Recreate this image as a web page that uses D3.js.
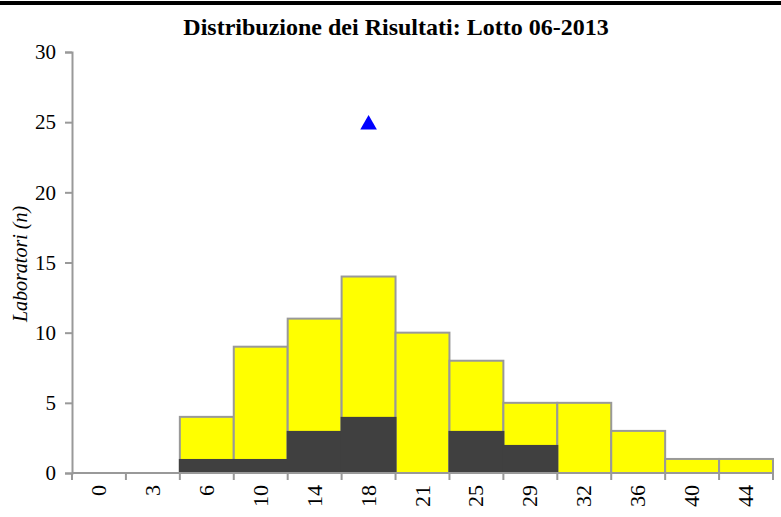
<!DOCTYPE html>
<html>
<head>
<meta charset="utf-8">
<script src="https://cdn.jsdelivr.net/npm/d3@7"></script>
<style>
  body { margin: 0; background: #fff; }
  text { font-family: "Liberation Serif", "Times New Roman", serif; }
</style>
</head>
<body>
<div id="chart"></div>
<script>
// classes of results (x categories)
const categories = ["0", "3", "6", "10", "14", "18", "21", "25", "29", "32", "36", "40", "44"]
// total labs per class
const totals = [0, 0, 4, 9, 11, 14, 10, 8, 5, 5, 3, 1, 1]
// labs out of range (dark part)
const darkPart = [0, 0, 1, 1, 3, 4, 0, 3, 2, 0, 0, 0, 0]
// own result marker
const markerCategory = "18"
const markerValue = 25
const yTicks = [0, 5, 10, 15, 20, 25, 30]

const W = 781, H = 517
const margin = { left: 72, right: 8, top: 52, bottom: 44 }

const svg = d3.select("#chart").append("svg")
    .attr("width", W)
    .attr("height", H)

// thick line on top of the page
svg.append("rect").attr("x", 0).attr("y", 1).attr("width", W).attr("height", 4).attr("fill", "#000")

svg.append("text")
    .attr("x", 396).attr("y", 35)
    .attr("text-anchor", "middle")
    .attr("font-weight", "bold")
    .attr("font-size", "24px")
    .text("Distribuzione dei Risultati: Lotto 06-2013")

const x = d3.scaleBand()
    .domain(categories)
    .range([margin.left, 773])
    .padding(0)

const y = d3.scaleLinear()
    .domain([0, 30])
    .range([473, margin.top])

const g = svg.append("g")

// bars: yellow total with grey border, dark part on top
g.selectAll("rect.tot")
    .data(categories.map((c, i) => ({ c: c, v: totals[i] })).filter(d => d.v > 0))
    .join("rect")
    .attr("class", "tot")
    .attr("x", d => x(d.c))
    .attr("y", d => y(d.v))
    .attr("width", x.bandwidth())
    .attr("height", d => y(0) - y(d.v))
    .attr("fill", "#ffff00")
    .attr("stroke", "#999")
    .attr("stroke-width", 2)

g.selectAll("rect.dark")
    .data(categories.map((c, i) => ({ c: c, v: darkPart[i] })).filter(d => d.v > 0))
    .join("rect")
    .attr("class", "dark")
    .attr("x", d => x(d.c) - 1)
    .attr("y", d => y(d.v))
    .attr("width", x.bandwidth() + 2)
    .attr("height", d => y(0) - y(d.v))
    .attr("fill", "#404040")

// y axis
const yAxis = svg.append("g")
    .attr("transform", `translate(${margin.left},0)`)
    .call(d3.axisLeft(y).tickValues(yTicks).tickSize(7).tickPadding(9))
yAxis.select(".domain").attr("stroke", "#999").attr("stroke-width", 2)
yAxis.selectAll(".tick line").attr("stroke", "#999").attr("stroke-width", 2)
yAxis.selectAll(".tick text")
    .attr("font-size", "21px")
    .attr("fill", "#000")
    .style("font-family", "Liberation Serif, serif")

// x axis with ticks at band edges
const xAxisG = svg.append("g").attr("transform", `translate(0,${y(0)})`)
xAxisG.append("line")
    .attr("x1", margin.left).attr("x2", 773)
    .attr("stroke", "#999").attr("stroke-width", 2)
const edges = categories.map(c => x(c)).concat([x(categories[categories.length - 1]) + x.bandwidth()])
xAxisG.selectAll("line.tk")
    .data(edges)
    .join("line")
    .attr("class", "tk")
    .attr("x1", d => d).attr("x2", d => d)
    .attr("y1", 0).attr("y2", 7)
    .attr("stroke", "#999").attr("stroke-width", 2)
xAxisG.selectAll("text")
    .data(categories)
    .join("text")
    .attr("transform", d => `translate(${x(d) + x.bandwidth() / 2 + 7},12) rotate(-90)`)
    .attr("text-anchor", "end")
    .attr("font-size", "22px")
    .text(d => d)

// marker triangle
const triSize = 120
const triH = Math.sqrt(triSize * 4 / Math.sqrt(3)) * Math.sqrt(3) / 2
svg.append("path")
    .attr("d", d3.symbol().type(d3.symbolTriangle).size(triSize))
    .attr("transform", `translate(${x(markerCategory) + x.bandwidth() / 2},${y(markerValue) + triH / 6})`)
    .attr("fill", "#0000ff")

// y label
svg.append("text")
    .attr("transform", "translate(27,264) rotate(-90)")
    .attr("text-anchor", "middle")
    .attr("font-style", "italic")
    .attr("font-size", "20px")
    .text("Laboratori (n)")
</script>
</body>
</html>
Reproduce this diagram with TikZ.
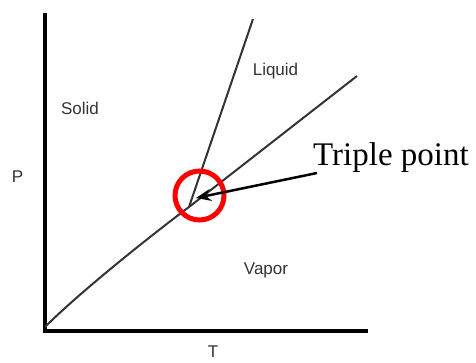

####

Every line of the data above should be quoted exactly. Omit the pictures.

- [OUTPUT OF THE EXERCISE]
Recreate this image as a web page that uses D3.js.
<!DOCTYPE html>
<html>
<head>
<meta charset="utf-8">
<script src="https://cdn.jsdelivr.net/npm/d3@7"></script>
<style>
  body { margin: 0; background: #fff; }
  text { font-family: "Liberation Serif", "Times New Roman", serif; }
</style>
</head>
<body>
<div id="chart"></div>
<script>
// classes of results (x categories)
const categories = ["0", "3", "6", "10", "14", "18", "21", "25", "29", "32", "36", "40", "44"]
// total labs per class
const totals = [0, 0, 4, 9, 11, 14, 10, 8, 5, 5, 3, 1, 1]
// labs out of range (dark part)
const darkPart = [0, 0, 1, 1, 3, 4, 0, 3, 2, 0, 0, 0, 0]
// own result marker
const markerCategory = "18"
const markerValue = 25
const yTicks = [0, 5, 10, 15, 20, 25, 30]

const W = 781, H = 517
const margin = { left: 72, right: 8, top: 52, bottom: 44 }

const svg = d3.select("#chart").append("svg")
    .attr("width", W)
    .attr("height", H)

// thick line on top of the page
svg.append("rect").attr("x", 0).attr("y", 1).attr("width", W).attr("height", 4).attr("fill", "#000")

svg.append("text")
    .attr("x", 396).attr("y", 35)
    .attr("text-anchor", "middle")
    .attr("font-weight", "bold")
    .attr("font-size", "24px")
    .text("Distribuzione dei Risultati: Lotto 06-2013")

const x = d3.scaleBand()
    .domain(categories)
    .range([margin.left, 773])
    .padding(0)

const y = d3.scaleLinear()
    .domain([0, 30])
    .range([473, margin.top])

const g = svg.append("g")

// bars: yellow total with grey border, dark part on top
g.selectAll("rect.tot")
    .data(categories.map((c, i) => ({ c: c, v: totals[i] })).filter(d => d.v > 0))
    .join("rect")
    .attr("class", "tot")
    .attr("x", d => x(d.c))
    .attr("y", d => y(d.v))
    .attr("width", x.bandwidth())
    .attr("height", d => y(0) - y(d.v))
    .attr("fill", "#ffff00")
    .attr("stroke", "#999")
    .attr("stroke-width", 2)

g.selectAll("rect.dark")
    .data(categories.map((c, i) => ({ c: c, v: darkPart[i] })).filter(d => d.v > 0))
    .join("rect")
    .attr("class", "dark")
    .attr("x", d => x(d.c) - 1)
    .attr("y", d => y(d.v))
    .attr("width", x.bandwidth() + 2)
    .attr("height", d => y(0) - y(d.v))
    .attr("fill", "#404040")

// y axis
const yAxis = svg.append("g")
    .attr("transform", `translate(${margin.left},0)`)
    .call(d3.axisLeft(y).tickValues(yTicks).tickSize(7).tickPadding(9))
yAxis.select(".domain").attr("stroke", "#999").attr("stroke-width", 2)
yAxis.selectAll(".tick line").attr("stroke", "#999").attr("stroke-width", 2)
yAxis.selectAll(".tick text")
    .attr("font-size", "21px")
    .attr("fill", "#000")
    .style("font-family", "Liberation Serif, serif")

// x axis with ticks at band edges
const xAxisG = svg.append("g").attr("transform", `translate(0,${y(0)})`)
xAxisG.append("line")
    .attr("x1", margin.left).attr("x2", 773)
    .attr("stroke", "#999").attr("stroke-width", 2)
const edges = categories.map(c => x(c)).concat([x(categories[categories.length - 1]) + x.bandwidth()])
xAxisG.selectAll("line.tk")
    .data(edges)
    .join("line")
    .attr("class", "tk")
    .attr("x1", d => d).attr("x2", d => d)
    .attr("y1", 0).attr("y2", 7)
    .attr("stroke", "#999").attr("stroke-width", 2)
xAxisG.selectAll("text")
    .data(categories)
    .join("text")
    .attr("transform", d => `translate(${x(d) + x.bandwidth() / 2 + 7},12) rotate(-90)`)
    .attr("text-anchor", "end")
    .attr("font-size", "22px")
    .text(d => d)

// marker triangle
const triSize = 120
const triH = Math.sqrt(triSize * 4 / Math.sqrt(3)) * Math.sqrt(3) / 2
svg.append("path")
    .attr("d", d3.symbol().type(d3.symbolTriangle).size(triSize))
    .attr("transform", `translate(${x(markerCategory) + x.bandwidth() / 2},${y(markerValue) + triH / 6})`)
    .attr("fill", "#0000ff")

// y label
svg.append("text")
    .attr("transform", "translate(27,264) rotate(-90)")
    .attr("text-anchor", "middle")
    .attr("font-style", "italic")
    .attr("font-size", "20px")
    .text("Laboratori (n)")
</script>
</body>
</html>
Reproduce this diagram with TikZ.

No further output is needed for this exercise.